Dr Troy Gersbach dedicated to becoming a rural GP

Junior Medical Officer Dr Troy Gersbach (right) with University of Sydney, School of Rural Health Dubbo head of school Associate Professor Dr Mark Arnold. Photo: JENNIFER HOAR
Junior Medical Officer Dr Troy Gersbach (right) with University of Sydney, School of Rural Health Dubbo head of school Associate Professor Dr Mark Arnold. Photo: JENNIFER HOAR

He spent three years studying medicine at the University of Newcastle, but Dr Troy Gersbach will take “the dust bowl of the west” any day.

The 2012 dux of Wellington High School completed his medical degree last year and is now undertaking his internship at Dubbo Hospital.

The aspiring general practitioner (GP) still has years of training ahead of him. But one thing’s for sure: Dr Gersbach wants to work out west.

“I’m from the country. Born here, raised here. The three years I spent training in Newcastle … I’ve never been so homesick in my life,” he said.

“The beach definitely wasn’t for me, give me the dust bowl of the west any time of the year.
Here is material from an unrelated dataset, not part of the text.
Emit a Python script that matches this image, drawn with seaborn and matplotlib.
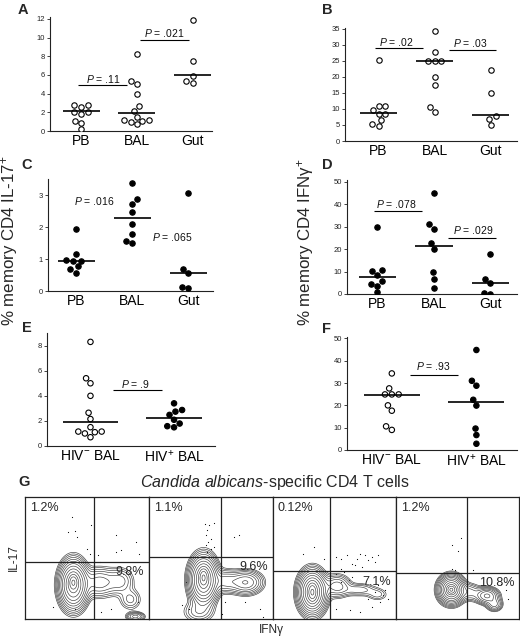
import numpy as np
import pandas as pd
import matplotlib
matplotlib.use("Agg")
import matplotlib.pyplot as plt
import seaborn as sns

sns.set_theme(style="white")
plt.rcParams["font.family"] = ["Liberation Sans", "DejaVu Sans"]
plt.rcParams["mathtext.fontset"] = "custom"
plt.rcParams["mathtext.rm"] = "Liberation Sans"
plt.rcParams["mathtext.it"] = "Liberation Sans:italic"
plt.rcParams["mathtext.bf"] = "Liberation Sans:bold"

# ---------------- data ----------------
sites = ["PB", "BAL", "Gut"]
hiv_groups = ["HIV$^{-}$ BAL", "HIV$^{+}$ BAL"]

# HIV- (open circles), % memory CD4 IL-17+
il17_neg_pb = [2.8, 2.75, 2.6, 2.05, 1.85, 2.0, 1.1, 0.9, 0.2]
il17_neg_bal = [8.3, 5.0, 5.4, 4.0, 2.65, 2.15, 1.5, 1.15, 1.1, 1.0, 1.15, 0.7]
il17_neg_gut = [11.9, 7.5, 5.9, 5.1, 5.35]
il17_neg_median = [2.1, 1.95, 5.95]
# HIV- (open circles), % memory CD4 IFNg+
ifng_neg_pb = [25.2, 10.8, 11.0, 9.7, 8.5, 8.5, 6.5, 5.4, 4.6]
ifng_neg_bal = [34.3, 27.6, 24.9, 24.9, 24.9, 20.0, 17.6, 9.0, 10.6]
ifng_neg_gut = [22.1, 15.0, 7.8, 6.9, 4.9]
ifng_neg_median = [8.75, 24.9, 8.0]
# HIV+ (closed circles), % memory CD4 IL-17+
il17_pos_pb = [1.96, 1.16, 0.95, 0.93, 0.97, 0.78, 0.68, 0.58]
il17_pos_bal = [3.40, 2.87, 2.74, 2.48, 2.09, 1.79, 1.58, 1.49]
il17_pos_gut = [3.08, 0.68, 0.57, 0.08, 0.11]
il17_pos_median = [0.93, 2.29, 0.58]
# HIV+ (closed circles), % memory CD4 IFNg+
ifng_pos_pb = [30.0, 10.7, 10.2, 8.5, 5.9, 4.5, 3.7, 0.7]
ifng_pos_bal = [44.8, 31.0, 28.8, 22.5, 19.9, 9.6, 6.7, 2.8]
ifng_pos_gut = [17.7, 6.7, 4.7, 0.1, 0.6]
ifng_pos_median = [7.7, 21.5, 4.75]
bal_il17_median = [1.95, 2.27]
bal_ifng_median = [24.8, 21.6]

# p-values: (label, text x, text y, line y or None, line x0, line x1)
p_A = [("$P$ = .11", 0.40, 5.55, 4.9, -0.05, 0.82), ("$P$ = .021", 1.50, 10.5, 9.75, 1.06, 1.93)]
p_B = [("$P$ = .02", 0.32, 30.9, 29.1, -0.06, 0.79), ("$P$ = .03", 1.64, 30.6, 28.3, 1.25, 2.10)]
p_C = [("$P$ = .016", 0.32, 2.82, None, 0, 0), ("$P$ = .065", 1.71, 1.70, None, 0, 0)]
p_D = [("$P$ = .078", 0.34, 40.1, 37.1, -0.07, 0.79), ("$P$ = .029", 1.69, 28.5, 24.8, 1.25, 2.10)]
p_E = [("$P$ = .9", 0.54, 4.95, 4.44, 0.27, 0.85)]
p_F = [("$P$ = .93", 0.49, 37.6, 33.6, 0.21, 0.78)]

# flow cytometry panels (G)
flow_il17_pct = ["1.2%", "1.1%", "0.12%", "1.2%"]
flow_ifng_pct = ["9.8%", "9.6%", "7.1%", "10.8%"]
flow_gate_x = [0.56, 0.58, 0.46, 0.58]
flow_gate_y = [0.47, 0.51, 0.39, 0.38]
# population components: (x, y, sx, sy, weight)
flow_pops = [
    [(0.39, 0.28, 0.055, 0.095, 1.0), (0.39, 0.30, 0.02, 0.035, 1.0),
     (0.60, 0.30, 0.08, 0.065, 0.16), (0.77, 0.31, 0.06, 0.06, 0.10),
     (0.85, 0.16, 0.05, 0.05, 0.07), (0.89, 0.02, 0.04, 0.02, 0.15)],
    [(0.44, 0.32, 0.055, 0.095, 1.0), (0.44, 0.34, 0.02, 0.04, 1.0),
     (0.62, 0.31, 0.06, 0.05, 0.15), (0.78, 0.30, 0.07, 0.05, 0.28),
     (0.40, 0.06, 0.07, 0.05, 0.08)],
    [(0.32, 0.22, 0.055, 0.085, 1.0), (0.32, 0.22, 0.02, 0.04, 1.0),
     (0.52, 0.27, 0.06, 0.05, 0.16), (0.70, 0.24, 0.08, 0.03, 0.08),
     (0.85, 0.20, 0.05, 0.03, 0.05)],
    [(0.45, 0.24, 0.05, 0.055, 1.0), (0.45, 0.24, 0.02, 0.02, 1.0),
     (0.60, 0.22, 0.05, 0.04, 0.10), (0.74, 0.19, 0.05, 0.035, 0.30),
     (0.80, 0.12, 0.035, 0.03, 0.15)],
]
flow_events_x = [
    [0.376, 0.349, 0.403, 0.416, 0.536, 0.496, 0.523, 0.589, 0.603, 0.736, 0.776, 0.896,
     0.923, 0.736, 0.229, 0.403, 0.616, 0.696, 0.909],
    [0.451, 0.483, 0.523, 0.469, 0.456, 0.496, 0.477, 0.456, 0.496, 0.469, 0.523, 0.683,
     0.723, 0.296, 0.269, 0.323, 0.616, 0.776, 0.896, 0.589, 0.923],
    [0.336, 0.243, 0.416, 0.509, 0.549, 0.603, 0.643, 0.683, 0.709, 0.749, 0.776, 0.803,
     0.829, 0.856, 0.669, 0.723, 0.549, 0.509, 0.576, 0.643, 0.549, 0.616, 0.856, 0.829,
     0.896, 0.869, 0.776, 0.909, 0.936, 0.803, 0.629, 0.709, 0.509],
    [0.531, 0.456, 0.501, 0.456, 0.483, 0.629, 0.896, 0.909, 0.856],
]
flow_events_y = [
    [0.836, 0.713, 0.719, 0.672, 0.768, 0.577, 0.536, 0.522, 0.467, 0.686, 0.563, 0.631,
     0.536, 0.549, 0.098, 0.084, 0.057, 0.084, 0.139],
    [0.781, 0.768, 0.790, 0.727, 0.686, 0.658, 0.631, 0.604, 0.577, 0.549, 0.590, 0.672,
     0.686, 0.303, 0.112, 0.084, 0.139, 0.139, 0.084, 0.044, 0.016],
    [0.590, 0.535, 0.495, 0.508, 0.495, 0.522, 0.454, 0.495, 0.535, 0.522, 0.481, 0.508,
     0.467, 0.522, 0.440, 0.426, 0.413, 0.372, 0.385, 0.344, 0.303, 0.317, 0.276, 0.221,
     0.194, 0.139, 0.167, 0.235, 0.167, 0.098, 0.071, 0.057, 0.084],
    [0.664, 0.604, 0.557, 0.406, 0.399, 0.404, 0.235, 0.167, 0.290],
]

# ---------------- layout ----------------
W, H = 520, 637
fig = plt.figure(figsize=(W / 100, H / 100), dpi=100)


def rect(x0, x1, ytop, ybot):
    return [x0 / W, 1 - ybot / H, (x1 - x0) / W, (ybot - ytop) / H]


def long_df(groups, arrays):
    rows = []
    for g, arr in zip(groups, arrays):
        for v in arr:
            rows.append((g, v))
    return pd.DataFrame(rows, columns=["group", "value"])


def scatter_panel(box, groups, arrays, medians, filled, ylim, yticks, xlim, pvals):
    ax = fig.add_axes(rect(*box))
    df = long_df(groups, arrays)
    kw = dict(size=3.9, linewidth=0.8, edgecolor="black")
    if isinstance(filled, list):
        fc = {g: ("black" if f else "white") for g, f in zip(groups, filled)}
        sns.swarmplot(data=df, x="group", y="value", hue="group", palette=fc,
                      order=groups, hue_order=groups, legend=False, ax=ax, **kw)
    else:
        sns.swarmplot(data=df, x="group", y="value", order=groups,
                      color=("black" if filled else "white"), ax=ax, **kw)
    for i, m in enumerate(medians):
        ax.hlines(m, i - 0.33, i + 0.33, color="black", lw=1.2, zorder=4)
    for (lab, tx, ty, ly, lx0, lx1) in pvals:
        ax.text(tx, ty, lab, ha="center", va="center", fontsize=7.5, color="#111")
        if ly is not None:
            ax.hlines(ly, lx0, lx1, color="black", lw=0.8)
    ax.set_xlim(*xlim)
    ax.set_ylim(*ylim)
    ax.set_yticks(yticks)
    ax.set_xlabel("")
    ax.set_ylabel("")
    for s in ["top", "right"]:
        ax.spines[s].set_visible(False)
    for s in ["left", "bottom"]:
        ax.spines[s].set_color("#222")
        ax.spines[s].set_linewidth(0.8)
    ax.tick_params(axis="y", length=2.5, width=0.6, pad=1, labelsize=5.5,
                   colors="#222", left=True, direction="out")
    ax.tick_params(axis="x", length=0, pad=2, labelsize=10, colors="black")
    return ax


scatter_panel((50, 212, 17.1, 131), sites, [il17_neg_pb, il17_neg_bal, il17_neg_gut],
              il17_neg_median, False, (0, 12.2), range(0, 13, 2), (-0.56, 2.35), p_A)
scatter_panel((345, 517, 28, 141), sites, [ifng_neg_pb, ifng_neg_bal, ifng_neg_gut],
              ifng_neg_median, False, (0, 35.2), range(0, 36, 5), (-0.6, 2.47), p_B)
scatter_panel((48, 213, 179.4, 291), sites, [il17_pos_pb, il17_pos_bal, il17_pos_gut],
              il17_pos_median, True, (0, 3.5), range(0, 4), (-0.5, 2.44), p_C)
scatter_panel((347, 517, 180.4, 294), sites, [ifng_pos_pb, ifng_pos_bal, ifng_pos_gut],
              ifng_pos_median, True, (0, 50.6), range(0, 51, 10), (-0.54, 2.47), p_D)
scatter_panel((47, 215, 333.1, 446), hiv_groups, [il17_neg_bal, il17_pos_bal],
              bal_il17_median, [False, True], (0, 9), range(0, 9, 2), (-0.52, 1.49), p_E)
scatter_panel((347, 517, 336.6, 450), hiv_groups, [ifng_neg_bal, ifng_pos_bal],
              bal_ifng_median, [False, True], (0, 50.8), range(0, 51, 10), (-0.53, 1.48), p_F)

# panel letters
for lab, x, y in [("A", 18, 3), ("B", 322, 3), ("C", 21, 158), ("D", 322, 158),
                  ("E", 22, 321), ("F", 322, 322), ("G", 18, 475)]:
    fig.text(x / W, 1 - y / H, lab, fontsize=10.5, fontweight="bold", ha="left", va="top")

fig.text(10 / W, 1 - 241 / H, "% memory CD4 IL-17$^{+}$", rotation=90, ha="center",
         va="center", fontsize=12.2)
fig.text(306 / W, 1 - 242 / H, "% memory CD4 IFN\u03b3$^{+}$", rotation=90, ha="center",
         va="center", fontsize=12.2)

# ---------------- flow panels ----------------
fig.text(275 / W, 1 - 483 / H, "$\\it{Candida\\ albicans}$-specific CD4 T cells",
         ha="center", va="center", fontsize=11.5)
fig.text(14 / W, 1 - 558 / H, "IL-17", rotation=90, ha="center", va="center", fontsize=8.5)
fig.text(271 / W, 1 - 630 / H, "IFN\u03b3", ha="center", va="center", fontsize=8.5)

gx = np.linspace(0, 1, 300)
GX, GY = np.meshgrid(gx, gx)
flow_left = [25, 149, 273, 396]
flow_right = [149, 273, 396, 519]
for i in range(4):
    ax = fig.add_axes(rect(flow_left[i], flow_right[i], 497, 619))
    Z = np.zeros_like(GX)
    for (cx, cy, sx, sy, w) in flow_pops[i]:
        Z += w * np.exp(-0.5 * (((GX - cx) / sx) ** 2 + ((GY - cy) / sy) ** 2))
    levels = Z.max() * np.geomspace(0.01, 0.9, 13)
    ax.contour(GX, GY, Z, levels=levels, colors="#3a3a3a", linewidths=0.45)
    ax.scatter(flow_events_x[i], flow_events_y[i], s=0.7, color="black", linewidths=0)
    ax.axvline(flow_gate_x[i], color="#222", lw=0.9)
    ax.axhline(flow_gate_y[i], color="#222", lw=0.9)
    ax.text(0.04, 0.91, flow_il17_pct[i], ha="left", va="center", fontsize=9)
    ax.text(0.96, flow_gate_y[i] - 0.085, flow_ifng_pct[i], ha="right", va="center", fontsize=9)
    ax.set_xlim(0, 1)
    ax.set_ylim(0, 1)
    ax.set_xticks([])
    ax.set_yticks([])
    for s in ax.spines.values():
        s.set_color("#222")
        s.set_linewidth(0.9)
        s.set_visible(True)

fig.savefig("out.png", dpi=100)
Junior Medical Officer Dr Troy Gersbach (left) and staff at the University of Sydney, School of Rural Health in Dubbo. Photo: JENNIFER HOAR/ SUPPLIED

Junior Medical Officer Dr Troy Gersbach (left) and staff at the University of Sydney, School of Rural Health in Dubbo. Photo: JENNIFER HOAR/ SUPPLIED

“The people out here, they’re hardworking people, they’re honest people, they’re friendly. You don’t get that in the city. I think I was a little bit shell-shocked when I came back and people were starting to say hello again to me in the streets.”

The road to becoming a rural GP is not an easy one.

After five years studying through the University of Newcastle, Dr Gersbach will now spend two years as a junior medical officer (JMO) at Dubbo Hospital.

He is training on a scholarship with the Royal Australian Air Force, and has just applied to start his GP training.

That will take him out to 2025.

“But after that I’m coming straight back here … or further west if I can, as a GP,” Dr Gersbach said. “I love rural medicine.”

But this passionate doctor will have to leave the bush to become a rural GP.

Providers such as GP Synergy do enable GPs to train in rural areas, including Dubbo.

But places are limited.

Dr Gersbach welcomed recent from the federal government for medical student places to be re-allocated to regional centres.

But the “real issues” lie at the post-graduate training end of the pipeline.

“If I want more post-graduate training I’ve got to head back to the city, I’ve got to head back to the metropolitan areas to get that kind of exposure,” Dr Gersbach said.

“I think exposing people to more rural medicine, and if they can do it through their whole degree, will only bring more people out to the areas of need, such as here.”